*** 1st Reading ***

Numbers 21:4b-9

From Mount Hor they set out by the Red Sea road to go around the land of Edom.

The people were  discouraged  by  the  journey  and began to com­plain against God and Moses, “Why have you brought us out of Egypt to die in the wilderness? There is neither bread nor water here and we are disgusted with this tasteless manna.”

ahweh then sent fiery serpents against them. They bit the people and many of the Israelites died. Then the people came to Moses and said, “We have sinned, speaking against Yahweh and against you. Plead with Yahweh to take the serpents away.”

Moses pleaded for the people and Yahweh said to him, “Make a fiery serpent and set it on a standard; whoever has been bitten and then looks at it shall live.”  So Moses made a bronze serpent and set it on a standard. Whenever a man was bitten, he looked towards the bronze serpent and he lived.

 

Ps 78:1bc-2, 34-35, 36-37, 38

Do not forget the works of the Lord!

 

*** 2nd Reading ***

Philippians 2:6-11

 Though he was in the form of God, he did not regard equality with God as something to be grasped,  but emptied himself, taking on the nature of a servant, made in human likeness, and in his appearance found as a man.

 He humbled himself by being obedient to death, death on the cross. That is why God exalted him and gave him the Name which outshines all names, so that at the Name of Jesus all knees should bend in heaven, on earth and among the dead,  and all tongues proclaim that Christ Jesus is the Lord to the glory of God the Father.

*** Gospel ****

John 3:13-17

No one has ever gone up to heaven except the one who came from heaven, the Son of Man.  As Moses lifted up the serpent in the desert, so must the Son of Man be lifted up, so that whoever believes in him may have eternal life.
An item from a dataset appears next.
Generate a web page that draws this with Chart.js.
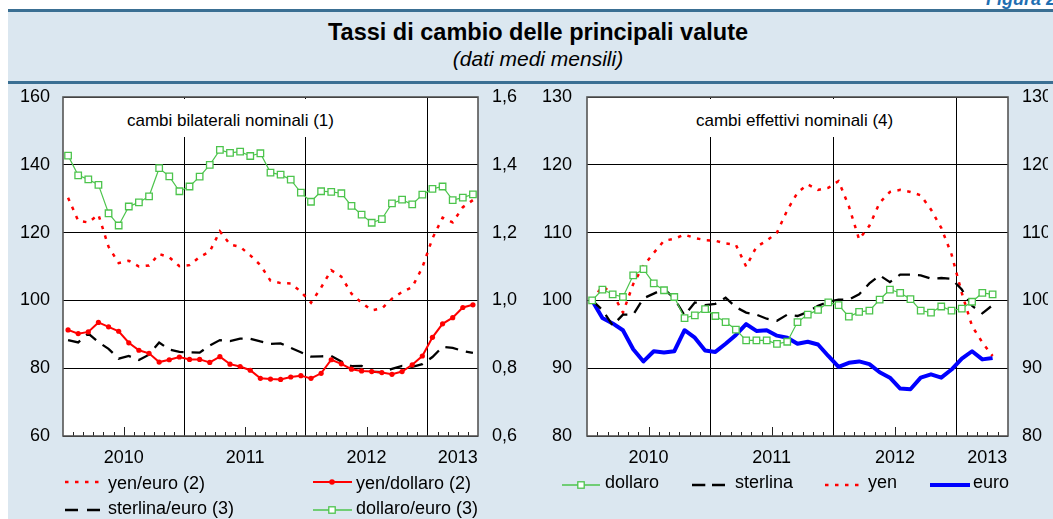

 Yes, God so loved the world that he gave his only Son that whoever believes in him may not be lost, but may have eternal life. God did not send the Son into the world to condemn the world; instead, through him the world is to be saved.

 

Gospel Reflection

As the world exerts efforts to advance comfort and painfree life, there is increasing evasion from the message of Christ’s love through His death on the cross. Watching movies like The Passion of the Christ, many are asking whether this violent passage is necessary.

But try visiting a cancer patient undergoing chemotherapy. Would you ask: “Is it necessary for you to have that pain?” Isn’t it more helpful that you stay with him or her and that you make him or her feel not abandoned in that suffering?

The first reading speaks of the brazen serpent as antidote to the serpents’bites. Then, Jesus empties Himself and suffers to invade and defeat this world’s afflictions.

That is what the embrace of the cross does to those crucified by illness, family distress, and brokenness. Someone cared to enter and bear their pain.